A decisão de considerar a lavagem de dinheiro crime imprescritível tornou possível a prisão de Paulo Maluf
A disputa de interpretações de teorias jurídicas vem dando a tônica nos
debates do Supremo Tribunal Federal. A denominação informal de cada um
dos grupos mostra bem os parâmetros desta disputa. Os “garantistas”
sustentam que qualquer decisão a ser tomada deve levar em conta a
literalidade da lei para garantir os direitos fundamentais dos cidadãos. Os “iluministas” ou “progressistas” buscam contornar eventuais
obstáculos impostos pela literalidade com interpretações do texto legal,
em busca da intenção do legislador para ter uma Justiça mais célere e
eficiente. Assim, a jurisprudência atual é permitir a prisão em segunda
instância, mesmo que a Constituição diga que ninguém pode ser
considerado culpado até o trânsito em julgado de seu processo.
Para tanto, considera-se que o processo se encerra na segunda instância,
e os recursos aos tribunais superiores (STJ e STF) podem continuar
sendo feitos depois da prisão, pois são de caráter extraordinário. A
decisão de considerar a lavagem de dinheiro crime imprescritível tornou
possível a prisão de Paulo Maluf. Até hoje há a discussão sobre se
lavagem de dinheiro é um crime instantâneo, que se encerra na sua
consumação, ou se é permanente, como decidiu a Primeira Turma do STF. [comentando: uma das razões da INSEGURANÇA JURÍDICA vigente no Brasil e imposta pelo STF, é exatamente que turmas podem proferir decisões baseadas em entendimentos que na prática revogam, parcialmente e para alguns casos, leis vigentes.
Decisões dessa natureza só deveriam ser proferidas pelo Plenário da Corte Suprema - apesar de nos tempos estranhos de agora, o Plenário do STF pode decidir hoje de uma forma, dias depois decidir sobre o mesmo tema de forma oposta ao decidido, nada impedindo que dias depois decida de novo e de forma diversa sobre a mesma matéria (o exemplo mais eloquente são as decisões sobre prisão em segunda instância, a mais recente proferida em 2016 e que poderá ser, em abril próxima totalmente reformada e até mesmo revogada.] O relator foi o ministro Edson Fachin, que levantou a tese, e não o
ministro Luís Roberto Barroso, como escrevi aqui. Barroso votou a favor
do relator juntamente com a ministra Rosa Weber e o ministro Fux,
formando a maioria. O ministro Marco Aurélio, mesmo tendo votado a favor
da prescrição, acompanhou a maioria no mérito.
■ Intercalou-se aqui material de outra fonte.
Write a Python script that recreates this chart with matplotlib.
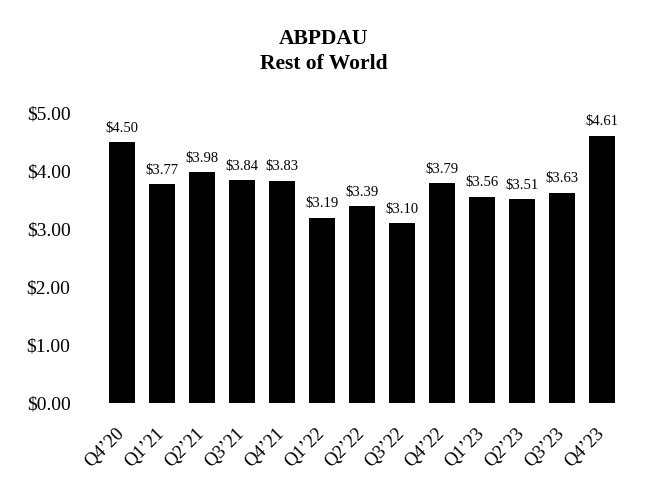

Barroso é tido como expoente da ala “iluminista” do Supremo, mas ele
recusa esse rótulo. “Sou a favor de um direito penal moderado. Porém,
sério e igualitário. A queixa que existe é dos advogados criminalistas
—que têm que fazê-la, por dever de ofício —e dos parceiros da corrupção,
que não se conformam que o Direito Penal que valia para menino pego com
maconha ou para o sem-teto que furtava desodorante no supermercado se
aplique também a corruptos e criminosos de colarinho branco”. O ministro
Luís Roberto Barroso afirma que “o Direito não ficou mais duro; ficou
mais igualitário”. Para ele, “o garantismo”, em Direito, significa que o
acusado tem o direito de saber do que está sendo acusado, o direito de
se defender, de produzir provas, de ser julgado por um juiz imparcial e
de ter acesso a um segundo grau de jurisdição”. Ele considera que está
havendo uma distorção do conceito, “um garantismo à brasileira”, que
seria um direito adquirido à impunidade, a um processo que não funciona,
que tem recursos infindáveis, não acaba e sempre gera prescrição”.
No voto no caso Maluf, após concluir a parte técnica da argumentação,
Barroso afirmou: “(...) considero que o rotineiro desvio de dinheiro
público, seja para fins eleitorais, seja para o próprio bolso, é uma das
maldições da República. (...) Este é um dos fatores que têm nos mantido
atrasados e aquém do nosso destino, porque dinheiro público que é
desviado é dinheiro que não vai para a educação, não vai para a saúde,
não vai para melhorar estradas”. Ele acha que “a histórica
condescendência que se tem tido no Brasil em relação a esse tipo de
delinquência, aparentemente, está chegando ao fim. Punir a apropriação
privada de recursos públicos é um marco na refundação do país”.